Despite earlier indications, the Washington Department of Fish and Wildlife (WDFW) has tentatively scheduled one more clam dig at two ocean beaches, provided that marine toxin tests conducted prior to the dig demonstrate the clams are safe to eat.
The one-day dig is tentatively planned for Thursday, May 24 from 12:01 a.m. until noon at Copalis and Mocrocks beaches. Low tide that day is minus 1.9 feet at 8:17 am.
Copalis beaches include Ocean Shores, Oyhut, Ocean City and Copalis. Mocrocks includes Iron Springs, Roosevelt, Pacific Beach and Moclips beaches. All other beaches will remain closed.
Dan Ayres, WDFW razor clam biologist, said low turnout by clam diggers during a dig earlier this month has left enough clams at Copalis and Mocrocks to open those beaches for another one-day dig.
"This is unexpected," Ayres said. "During the last opening, the sun was out and the digging was good, but the crowds just didn't show up at Copalis and Mocrocks. Since we still have clams available under the allocation for this season, we figured we'd try to give folks another crack at them."

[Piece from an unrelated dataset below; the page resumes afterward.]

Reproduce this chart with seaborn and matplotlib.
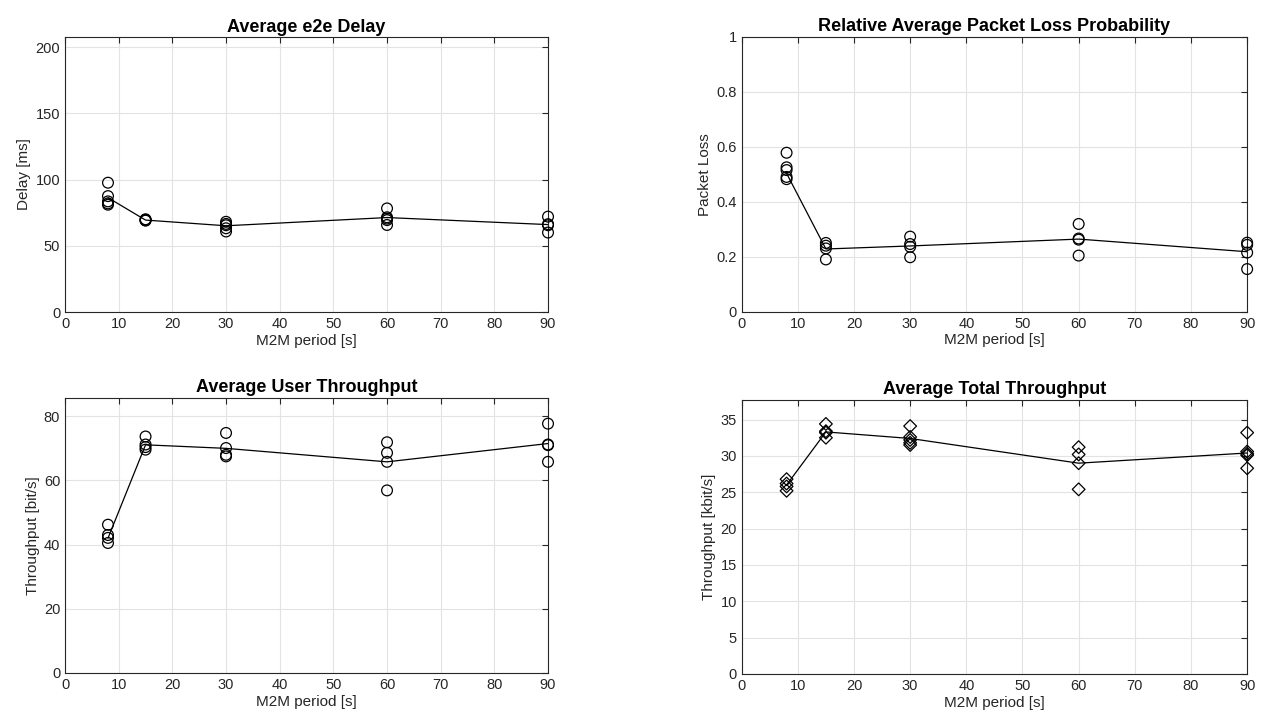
import pandas as pd
import seaborn as sns
import matplotlib
matplotlib.use('Agg')
import matplotlib.pyplot as plt

# M2M periods and per-run values
periods = [8, 15, 30, 60, 90]

delay_runs = {
    8: [97.6, 87.5, 83.5, 82.0, 81.0],
    15: [70.0, 69.6, 69.3, 69.0],
    30: [68.1, 66.5, 65.5, 63.2, 60.8],
    60: [78.2, 71.5, 70.5, 69.4, 65.7],
    90: [72.0, 66.3, 65.5, 60.0],
}
delay_avg = [86.3, 69.4, 65.1, 71.3, 66.0]

loss_runs = {
    8: [0.578, 0.525, 0.515, 0.49, 0.482],
    15: [0.25, 0.24, 0.23, 0.19],
    30: [0.273, 0.246, 0.236, 0.198],
    60: [0.319, 0.266, 0.262, 0.204],
    90: [0.251, 0.243, 0.215, 0.155],
}
loss_avg = [0.503, 0.228, 0.239, 0.264, 0.218]

user_tp_runs = {
    8: [46.2, 43.0, 42.1, 40.5],
    15: [73.7, 71.2, 70.4, 69.6],
    30: [74.8, 70.1, 68.0, 67.5],
    60: [71.9, 68.6, 65.8, 56.9],
    90: [77.7, 71.2, 71.0, 65.8],
}
user_tp_avg = [42.0, 71.1, 70.0, 65.8, 71.5]

total_tp_runs = {
    8: [26.8, 26.2, 25.8, 25.2],
    15: [34.4, 33.4, 33.2, 32.5],
    30: [34.1, 32.6, 32.2, 31.8, 31.5],
    60: [31.2, 30.2, 29.0, 25.4],
    90: [33.2, 30.6, 30.3, 30.1, 28.3],
}
total_tp_avg = [26.0, 33.3, 32.4, 29.0, 30.4]


def to_long(runs):
    rows = [(p, v) for p, vals in runs.items() for v in vals]
    return pd.DataFrame(rows, columns=['period', 'value'])


sns.set_style('white')
plt.rcParams['font.family'] = ['Liberation Sans', 'DejaVu Sans']

fig = plt.figure(figsize=(12.73, 7.24), dpi=100)

panels = [
    ([0.0511, 0.569, 0.3794, 0.3798], delay_runs, delay_avg, 'o',
     'Average e2e Delay', 'Delay [ms]', 207.5, [0, 50, 100, 150, 200]),
    ([0.5826, 0.5695, 0.3971, 0.3798], loss_runs, loss_avg, 'o',
     'Relative Average Packet Loss Probability', 'Packet Loss', 1.0,
     [0, 0.2, 0.4, 0.6, 0.8, 1]),
    ([0.0511, 0.0705, 0.3794, 0.3798], user_tp_runs, user_tp_avg, 'o',
     'Average User Throughput', 'Throughput [bit/s]', 85.7, [0, 20, 40, 60, 80]),
    ([0.5826, 0.0691, 0.3971, 0.3785], total_tp_runs, total_tp_avg, 'D',
     'Average Total Throughput', 'Throughput [kbit/s]', 37.7,
     [0, 5, 10, 15, 20, 25, 30, 35]),
]

for rect, runs, avg, marker, title, ylabel, ytop, yticks in panels:
    ax = fig.add_axes(rect)
    df = to_long(runs)
    sns.lineplot(x=periods, y=avg, ax=ax, color='black', linewidth=0.9, zorder=2)
    msize = 60 if marker == 'o' else 42
    sns.scatterplot(data=df, x='period', y='value', ax=ax, marker=marker,
                    facecolor='none', edgecolor='black', linewidth=0.9,
                    s=msize, zorder=3, clip_on=False)
    ax.set_xlim(0, 90)
    ax.set_ylim(0, ytop)
    ax.set_xticks(range(0, 91, 10))
    ax.set_yticks(yticks)
    ax.set_yticklabels([f'{t:g}' for t in yticks])
    ax.grid(True, color='#e3e3e3', linewidth=0.8)
    ax.set_axisbelow(True)
    for sp in ax.spines.values():
        sp.set_color('#262626')
        sp.set_linewidth(0.8)
    ax.tick_params(direction='in', top=True, right=True, length=4,
                   width=0.8, colors='#262626', labelsize=10.5)
    ax.set_title(title, fontsize=13, fontweight='bold', color='black', pad=4)
    ax.set_xlabel('M2M period [s]', fontsize=11, color='#262626', labelpad=2)
    ax.set_ylabel(ylabel, fontsize=11, color='#262626', labelpad=3)

fig.savefig('out.png', dpi=100)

Ayres strongly recommends that anyone planning to participate in the next clam dig call the WDFW Shellfish Hotline (360-796-3215) after May 21 to confirm that the final marine toxin results are in and the dig is still on. Updates on the razor clam season are also posted on the WDFW website.
"We'll notify the news media as soon as we have the results, but people can check on the status of the opening themselves by checking the hotline or the website," he said.

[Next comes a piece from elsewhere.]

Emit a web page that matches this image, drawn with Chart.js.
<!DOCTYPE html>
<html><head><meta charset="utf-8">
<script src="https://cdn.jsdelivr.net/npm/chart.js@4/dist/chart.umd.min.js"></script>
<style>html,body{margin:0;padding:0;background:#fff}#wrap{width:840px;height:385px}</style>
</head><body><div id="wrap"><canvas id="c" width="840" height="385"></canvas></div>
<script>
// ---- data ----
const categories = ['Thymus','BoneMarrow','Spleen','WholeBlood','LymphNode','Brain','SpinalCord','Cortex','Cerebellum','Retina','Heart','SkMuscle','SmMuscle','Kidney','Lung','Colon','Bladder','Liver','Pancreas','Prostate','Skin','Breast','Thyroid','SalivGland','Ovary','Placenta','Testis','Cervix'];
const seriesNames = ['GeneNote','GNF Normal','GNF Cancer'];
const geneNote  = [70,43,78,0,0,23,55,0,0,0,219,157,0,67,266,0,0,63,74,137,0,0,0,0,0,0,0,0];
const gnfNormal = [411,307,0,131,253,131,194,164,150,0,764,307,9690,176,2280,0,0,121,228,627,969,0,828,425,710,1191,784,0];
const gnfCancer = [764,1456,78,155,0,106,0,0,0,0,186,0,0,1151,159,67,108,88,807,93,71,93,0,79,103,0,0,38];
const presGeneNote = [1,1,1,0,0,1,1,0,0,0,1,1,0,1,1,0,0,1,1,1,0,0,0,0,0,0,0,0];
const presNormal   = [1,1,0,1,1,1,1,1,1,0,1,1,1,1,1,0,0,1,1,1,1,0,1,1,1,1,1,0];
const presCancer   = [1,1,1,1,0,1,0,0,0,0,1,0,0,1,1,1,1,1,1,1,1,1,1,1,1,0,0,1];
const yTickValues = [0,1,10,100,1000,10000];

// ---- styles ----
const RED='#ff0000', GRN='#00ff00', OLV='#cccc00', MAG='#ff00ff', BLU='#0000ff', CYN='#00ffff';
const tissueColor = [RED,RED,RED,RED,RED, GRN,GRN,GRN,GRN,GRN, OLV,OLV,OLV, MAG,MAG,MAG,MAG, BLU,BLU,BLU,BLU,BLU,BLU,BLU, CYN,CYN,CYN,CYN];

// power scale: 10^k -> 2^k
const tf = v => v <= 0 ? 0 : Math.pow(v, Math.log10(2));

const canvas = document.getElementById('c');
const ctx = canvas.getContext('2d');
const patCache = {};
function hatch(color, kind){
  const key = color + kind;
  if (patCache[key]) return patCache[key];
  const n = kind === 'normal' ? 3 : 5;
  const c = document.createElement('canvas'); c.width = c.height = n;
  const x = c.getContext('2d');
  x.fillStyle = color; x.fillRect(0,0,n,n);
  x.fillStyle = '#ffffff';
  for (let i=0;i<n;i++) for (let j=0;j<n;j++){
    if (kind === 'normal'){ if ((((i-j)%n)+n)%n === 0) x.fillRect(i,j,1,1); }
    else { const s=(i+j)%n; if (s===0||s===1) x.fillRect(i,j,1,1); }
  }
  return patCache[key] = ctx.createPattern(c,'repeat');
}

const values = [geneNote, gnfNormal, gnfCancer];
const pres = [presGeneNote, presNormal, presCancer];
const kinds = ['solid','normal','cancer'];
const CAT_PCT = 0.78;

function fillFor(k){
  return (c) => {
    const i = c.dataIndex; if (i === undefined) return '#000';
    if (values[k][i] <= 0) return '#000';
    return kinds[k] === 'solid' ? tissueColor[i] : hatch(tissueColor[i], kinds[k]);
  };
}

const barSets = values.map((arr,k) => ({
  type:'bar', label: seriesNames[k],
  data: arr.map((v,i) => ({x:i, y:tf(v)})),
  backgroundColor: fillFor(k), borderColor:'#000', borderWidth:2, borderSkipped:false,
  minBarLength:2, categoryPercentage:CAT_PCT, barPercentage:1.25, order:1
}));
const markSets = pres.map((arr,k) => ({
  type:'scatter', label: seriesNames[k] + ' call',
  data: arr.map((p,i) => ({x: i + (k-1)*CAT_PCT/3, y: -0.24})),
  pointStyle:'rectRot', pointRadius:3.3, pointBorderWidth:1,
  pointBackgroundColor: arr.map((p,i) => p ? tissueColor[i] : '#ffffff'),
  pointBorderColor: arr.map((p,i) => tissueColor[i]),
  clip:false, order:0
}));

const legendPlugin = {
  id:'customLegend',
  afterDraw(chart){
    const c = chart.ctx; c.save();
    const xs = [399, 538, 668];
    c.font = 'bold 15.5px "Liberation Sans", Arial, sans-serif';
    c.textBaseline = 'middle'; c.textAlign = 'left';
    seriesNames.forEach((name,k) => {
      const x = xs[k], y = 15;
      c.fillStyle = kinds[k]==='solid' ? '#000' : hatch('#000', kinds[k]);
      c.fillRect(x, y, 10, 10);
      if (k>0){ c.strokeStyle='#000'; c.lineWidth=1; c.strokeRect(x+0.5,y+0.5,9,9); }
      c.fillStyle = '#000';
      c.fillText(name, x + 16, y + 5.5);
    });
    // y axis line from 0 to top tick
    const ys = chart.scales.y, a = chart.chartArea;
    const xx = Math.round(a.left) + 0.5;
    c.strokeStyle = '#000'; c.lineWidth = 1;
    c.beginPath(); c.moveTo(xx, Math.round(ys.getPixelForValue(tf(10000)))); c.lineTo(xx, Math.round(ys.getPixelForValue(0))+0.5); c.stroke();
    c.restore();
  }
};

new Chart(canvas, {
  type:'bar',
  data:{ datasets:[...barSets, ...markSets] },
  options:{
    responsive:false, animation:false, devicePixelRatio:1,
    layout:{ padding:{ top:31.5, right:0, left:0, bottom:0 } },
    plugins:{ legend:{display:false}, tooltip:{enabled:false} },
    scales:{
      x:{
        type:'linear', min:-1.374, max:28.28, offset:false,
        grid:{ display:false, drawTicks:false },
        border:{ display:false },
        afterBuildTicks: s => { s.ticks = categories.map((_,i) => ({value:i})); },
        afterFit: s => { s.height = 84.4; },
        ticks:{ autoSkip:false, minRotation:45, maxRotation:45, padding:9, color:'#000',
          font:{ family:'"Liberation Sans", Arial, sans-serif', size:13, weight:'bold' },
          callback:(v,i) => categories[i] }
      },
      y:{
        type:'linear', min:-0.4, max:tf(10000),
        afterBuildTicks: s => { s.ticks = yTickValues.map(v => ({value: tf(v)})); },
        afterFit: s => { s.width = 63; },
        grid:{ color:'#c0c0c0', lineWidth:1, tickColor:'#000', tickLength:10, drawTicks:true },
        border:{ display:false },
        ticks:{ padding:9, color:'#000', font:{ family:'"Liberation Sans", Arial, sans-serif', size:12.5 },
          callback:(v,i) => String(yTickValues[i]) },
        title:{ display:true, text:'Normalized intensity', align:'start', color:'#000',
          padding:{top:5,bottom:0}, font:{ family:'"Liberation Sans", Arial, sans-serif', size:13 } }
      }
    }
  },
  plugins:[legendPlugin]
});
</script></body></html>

Ayres also suggests that diggers purchase their 2001 license before they leave home to avoid potential lines in coastal communities.
Under WDFW rules, harvesters may take no more than 15 razor clams and must keep the first 15 taken, regardless of size or condition. Each digger's limit must be kept in a separate container.
Digging is always prohibited in the three one-quarter-mile-wide razor clam reserves, which are marked by 10-foot orange metal poles with signs. The reserves are located just south of the Ocean City approach on Copalis; at the county line approach on Twin Harbors Beach; and 2.8 miles north of the Oysterville approach on Long Beach.